Everybody knows that interest rates are going up, but the big question is how soon and how fast? Recently two banks chimed in with two different forecasts:
Canadian interest rates will probably begin rising from July but are unlikely to soar as significant uncertainties remain in global economies, a new report by CIBC World Markets found.
Interest rates are likely to remain low by historical standards at no more than 2.5% at least until the end of 2011, CIBC Chief Economist Avery Shenfeld in the report.
Scotia: Interest rates seen rising
The Bank of Canada is set to embark on a series of interest rate hikes, starting in June, that will see its benchmark rate climb from its historic low of 0.25 per cent to three per cent in little over a year, Bank of Nova Scotia’s chief economist said yesterday in his latest outlook.
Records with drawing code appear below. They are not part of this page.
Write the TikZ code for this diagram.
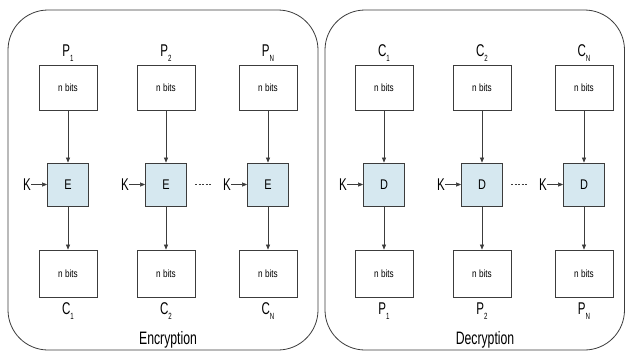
\documentclass[tikz,border=0pt]{standalone}
\usepackage{fontspec}
\setmainfont{Liberation Sans}[FakeStretch=0.78]
\newfontfamily\narrowfont{Liberation Sans}[FakeStretch=0.68]
\usetikzlibrary{arrows.meta,positioning}
\definecolor{lineg}{RGB}{60,60,60}
\definecolor{cipherblue}{RGB}{214,232,240}
\tikzset{
  panel/.style={draw=lineg,line width=0.8pt,rounded corners=40pt},
  bitbox/.style={draw=lineg,line width=0.8pt,fill=white,minimum width=58pt,minimum height=45pt,inner sep=0pt,font=\fontsize{10.5}{11}\selectfont},
  cbox/.style={draw=lineg,line width=0.8pt,fill=cipherblue,minimum width=41pt,minimum height=43pt,inner sep=0pt,font=\fontsize{14}{15}\selectfont},
  lbl/.style={inner sep=0pt,font=\narrowfont\fontsize{17}{18}\selectfont},
  klbl/.style={inner sep=0pt,font=\narrowfont\fontsize{17}{18}\selectfont},
  ttl/.style={inner sep=0pt,font=\narrowfont\fontsize{18}{19}\selectfont},
  arr/.style={draw=lineg,line width=0.6pt,-{Triangle[length=5pt,width=4pt]}},
  dots/.style={draw=lineg,line width=1pt,dash pattern=on 2.2pt off 1.3pt}
}
\newcommand{\sbx}[2]{#1\raisebox{-5pt}{\fontsize{9}{9}\selectfont #2}}
\begin{document}
\begin{tikzpicture}[x=1pt,y=-1pt]
\useasboundingbox (0,0) rectangle (626,354);
\fill[white] (0,0) rectangle (626,354);
% panels
\draw[panel] (8,10) rectangle (318,350);
\draw[panel] (325,10) rectangle (624.5,350);
% ---------- Encryption ----------
\foreach \n/\x/\tin/\tout in {a/68/1/1,b/166/2/2,c/268/N/N}{
  \node[bitbox] (t\n) at (\x,88) {n bits};
  \node[cbox] (e\n) at (\x,184.5) {E};
  \node[bitbox,minimum height=47pt] (u\n) at (\x,273.5) {n bits};
  \node[lbl] (pl\n) at (\x,53) {\sbx{P}{\tin}};
  \node[lbl] (cl\n) at (\x,311) {\sbx{C}{\tout}};
  \node[klbl,anchor=east] (k\n) at ([xshift=-16pt]e\n.west) {K};
  \draw[arr] (t\n) -- (e\n);
  \draw[arr] (e\n) -- (u\n);
  \draw[arr] (k\n.east) -- (e\n.west);
}
\coordinate (ed1) at (195,184.5);
\coordinate (ed2) at (211,184.5);
\draw[dots] (ed1) -- (ed2);
\node[ttl] (enc) at (168,340) {Encryption};
% ---------- Decryption ----------
\foreach \n/\x/\tin/\tout in {a/384/1/1,b/482/2/2,c/584/N/N}{
  \node[bitbox] (dt\n) at (\x,88) {n bits};
  \node[cbox] (d\n) at (\x,184.5) {D};
  \node[bitbox,minimum height=47pt] (du\n) at (\x,273.5) {n bits};
  \node[lbl] (dcl\n) at (\x,53) {\sbx{C}{\tin}};
  \node[lbl] (dpl\n) at (\x,311) {\sbx{P}{\tout}};
  \node[klbl,anchor=east] (dk\n) at ([xshift=-16pt]d\n.west) {K};
  \draw[arr] (dt\n) -- (d\n);
  \draw[arr] (d\n) -- (du\n);
  \draw[arr] (dk\n.east) -- (d\n.west);
}
\coordinate (dd1) at (511,184.5);
\coordinate (dd2) at (527,184.5);
\draw[dots] (dd1) -- (dd2);
\node[ttl] (dec) at (485,340) {Decryption};
\end{tikzpicture}
\end{document}
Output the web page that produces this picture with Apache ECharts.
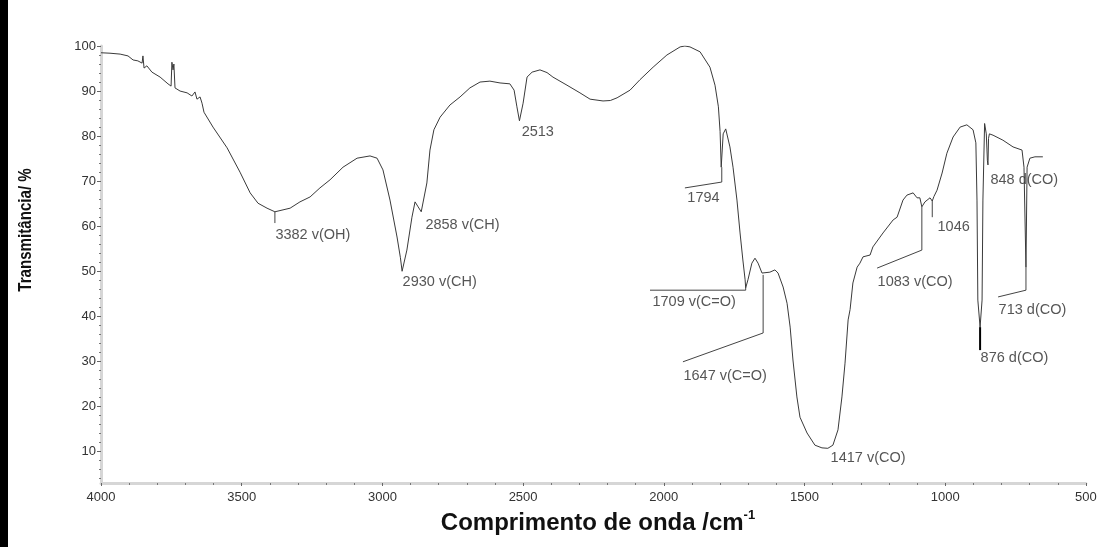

Warren Jestin said the move away from short-term “emergency level” rates is necessary because of inflationary pressure that is expected to emerge from stronger-than-expected growth. By the end of next year, the central bank’s target rate should be 50 basis points higher than the comparable rate set by the powerful U.S. Federal Reserve, he said in his latest update to Scotiabank’s economic forecast.
The increase of 275 basis points, to three per cent by the end of the third quarter of 2011, is bigger than what Jestin had previously anticipated. His earlier forecast had the central bank target rate climbing by a cumulative 200 points.
So which bank forecast will be correct when we see rates move from the historic low of .25%? will we see rates go up by a factor of 10 as CIBC predicts, or a factor of 12 as in the Scotia outlook? And what will this move mean for mortgages at renewal?